** start Rows **
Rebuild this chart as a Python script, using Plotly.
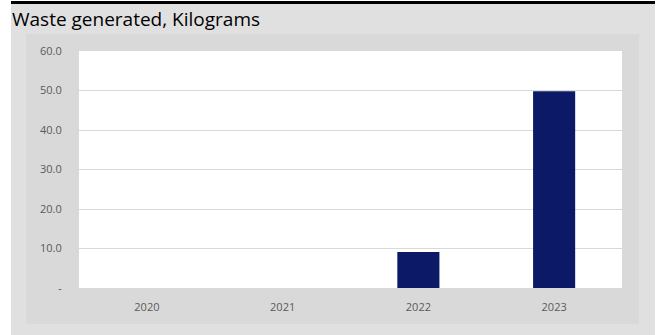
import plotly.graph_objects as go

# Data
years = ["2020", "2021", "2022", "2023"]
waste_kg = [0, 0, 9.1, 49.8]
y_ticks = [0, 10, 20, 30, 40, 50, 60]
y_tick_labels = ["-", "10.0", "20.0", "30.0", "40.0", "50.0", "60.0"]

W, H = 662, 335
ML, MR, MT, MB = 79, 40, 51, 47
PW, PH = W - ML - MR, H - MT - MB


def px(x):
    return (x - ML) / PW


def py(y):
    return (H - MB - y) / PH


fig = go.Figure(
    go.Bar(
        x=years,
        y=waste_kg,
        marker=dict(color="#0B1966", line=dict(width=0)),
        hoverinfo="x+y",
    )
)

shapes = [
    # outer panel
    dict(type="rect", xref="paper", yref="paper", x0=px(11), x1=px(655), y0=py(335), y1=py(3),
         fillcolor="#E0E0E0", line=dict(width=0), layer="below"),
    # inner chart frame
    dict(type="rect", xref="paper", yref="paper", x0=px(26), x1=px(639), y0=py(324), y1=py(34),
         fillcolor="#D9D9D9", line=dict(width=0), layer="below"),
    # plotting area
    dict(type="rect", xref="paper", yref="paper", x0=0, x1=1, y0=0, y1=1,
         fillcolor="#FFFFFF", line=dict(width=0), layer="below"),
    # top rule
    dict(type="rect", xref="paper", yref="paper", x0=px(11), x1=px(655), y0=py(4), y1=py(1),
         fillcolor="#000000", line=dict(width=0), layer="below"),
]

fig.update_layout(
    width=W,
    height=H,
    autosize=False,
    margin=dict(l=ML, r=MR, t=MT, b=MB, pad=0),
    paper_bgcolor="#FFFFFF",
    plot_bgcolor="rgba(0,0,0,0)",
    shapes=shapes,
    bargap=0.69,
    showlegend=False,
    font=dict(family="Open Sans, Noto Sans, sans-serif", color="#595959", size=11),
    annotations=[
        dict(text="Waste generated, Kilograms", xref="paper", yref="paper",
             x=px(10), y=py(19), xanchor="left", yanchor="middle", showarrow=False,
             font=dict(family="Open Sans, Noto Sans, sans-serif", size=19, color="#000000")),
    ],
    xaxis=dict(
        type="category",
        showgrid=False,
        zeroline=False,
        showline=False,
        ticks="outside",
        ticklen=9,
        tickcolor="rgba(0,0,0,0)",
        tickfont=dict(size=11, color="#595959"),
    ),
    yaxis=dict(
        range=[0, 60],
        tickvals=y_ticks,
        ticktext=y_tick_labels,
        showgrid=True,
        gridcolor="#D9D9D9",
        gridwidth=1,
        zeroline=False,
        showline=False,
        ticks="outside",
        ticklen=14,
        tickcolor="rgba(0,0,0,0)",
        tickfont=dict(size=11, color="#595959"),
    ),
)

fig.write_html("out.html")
** end Rows **
** start Rows **
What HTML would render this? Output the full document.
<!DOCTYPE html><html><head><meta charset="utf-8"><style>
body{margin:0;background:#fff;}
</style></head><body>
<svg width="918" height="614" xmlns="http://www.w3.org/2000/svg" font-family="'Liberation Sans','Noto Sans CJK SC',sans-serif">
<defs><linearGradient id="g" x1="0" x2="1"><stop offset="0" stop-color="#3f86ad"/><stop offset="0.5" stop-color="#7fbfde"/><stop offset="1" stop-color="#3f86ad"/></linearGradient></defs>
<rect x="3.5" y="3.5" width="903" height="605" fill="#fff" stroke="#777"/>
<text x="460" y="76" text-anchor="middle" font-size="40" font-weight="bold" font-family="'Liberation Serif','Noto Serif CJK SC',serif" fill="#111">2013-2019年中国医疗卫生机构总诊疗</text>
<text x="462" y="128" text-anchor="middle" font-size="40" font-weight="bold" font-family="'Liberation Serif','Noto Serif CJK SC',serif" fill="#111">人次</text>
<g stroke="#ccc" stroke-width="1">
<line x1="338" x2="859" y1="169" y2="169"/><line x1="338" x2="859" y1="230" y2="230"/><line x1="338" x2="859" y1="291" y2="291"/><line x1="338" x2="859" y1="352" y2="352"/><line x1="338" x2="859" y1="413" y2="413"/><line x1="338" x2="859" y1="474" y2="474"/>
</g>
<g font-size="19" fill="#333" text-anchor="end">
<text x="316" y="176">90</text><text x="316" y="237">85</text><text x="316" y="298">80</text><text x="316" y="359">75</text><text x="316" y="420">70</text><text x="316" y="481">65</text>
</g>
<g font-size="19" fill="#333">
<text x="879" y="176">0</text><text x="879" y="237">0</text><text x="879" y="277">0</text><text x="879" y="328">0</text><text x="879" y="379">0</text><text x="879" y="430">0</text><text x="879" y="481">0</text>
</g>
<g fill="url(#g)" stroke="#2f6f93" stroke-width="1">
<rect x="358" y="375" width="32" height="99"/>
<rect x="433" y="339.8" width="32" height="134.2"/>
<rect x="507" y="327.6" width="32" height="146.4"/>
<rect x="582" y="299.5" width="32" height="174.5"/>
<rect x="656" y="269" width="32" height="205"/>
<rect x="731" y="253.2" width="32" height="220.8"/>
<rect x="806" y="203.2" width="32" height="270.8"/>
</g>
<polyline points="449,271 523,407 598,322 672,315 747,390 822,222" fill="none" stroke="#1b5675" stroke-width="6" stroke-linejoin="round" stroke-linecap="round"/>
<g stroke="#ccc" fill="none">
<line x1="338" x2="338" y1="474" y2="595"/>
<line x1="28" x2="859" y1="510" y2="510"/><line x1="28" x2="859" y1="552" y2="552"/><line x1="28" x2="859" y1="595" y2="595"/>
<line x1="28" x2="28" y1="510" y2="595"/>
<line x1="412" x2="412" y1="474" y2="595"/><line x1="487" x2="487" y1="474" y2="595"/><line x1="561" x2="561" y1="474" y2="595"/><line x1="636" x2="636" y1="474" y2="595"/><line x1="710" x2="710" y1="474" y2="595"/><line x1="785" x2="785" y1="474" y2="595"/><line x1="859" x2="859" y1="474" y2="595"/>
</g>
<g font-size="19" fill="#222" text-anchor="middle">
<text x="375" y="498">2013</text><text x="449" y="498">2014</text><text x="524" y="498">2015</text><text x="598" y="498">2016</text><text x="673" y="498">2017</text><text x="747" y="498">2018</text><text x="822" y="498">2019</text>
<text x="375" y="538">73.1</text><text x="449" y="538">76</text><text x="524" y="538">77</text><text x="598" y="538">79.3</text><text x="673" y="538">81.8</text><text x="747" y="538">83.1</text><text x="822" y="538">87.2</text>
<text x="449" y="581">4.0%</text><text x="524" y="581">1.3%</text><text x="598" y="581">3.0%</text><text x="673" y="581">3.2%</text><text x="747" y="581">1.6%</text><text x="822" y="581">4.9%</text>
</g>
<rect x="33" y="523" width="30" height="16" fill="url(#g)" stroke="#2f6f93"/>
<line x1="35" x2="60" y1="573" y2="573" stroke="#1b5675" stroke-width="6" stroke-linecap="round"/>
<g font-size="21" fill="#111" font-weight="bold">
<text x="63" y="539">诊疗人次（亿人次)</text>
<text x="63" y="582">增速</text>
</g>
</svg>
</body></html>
** end Rows **
> _Directions for this task_: Return the material from the line containing "Rebuild this chart" through the line containing "return (H - MB - y) / PH", exactly and in full, but without its pictures.

> _Full output_:
Rebuild this chart as a Python script, using Plotly.
import plotly.graph_objects as go

# Data
years = ["2020", "2021", "2022", "2023"]
waste_kg = [0, 0, 9.1, 49.8]
y_ticks = [0, 10, 20, 30, 40, 50, 60]
y_tick_labels = ["-", "10.0", "20.0", "30.0", "40.0", "50.0", "60.0"]

W, H = 662, 335
ML, MR, MT, MB = 79, 40, 51, 47
PW, PH = W - ML - MR, H - MT - MB


def px(x):
    return (x - ML) / PW


def py(y):
    return (H - MB - y) / PH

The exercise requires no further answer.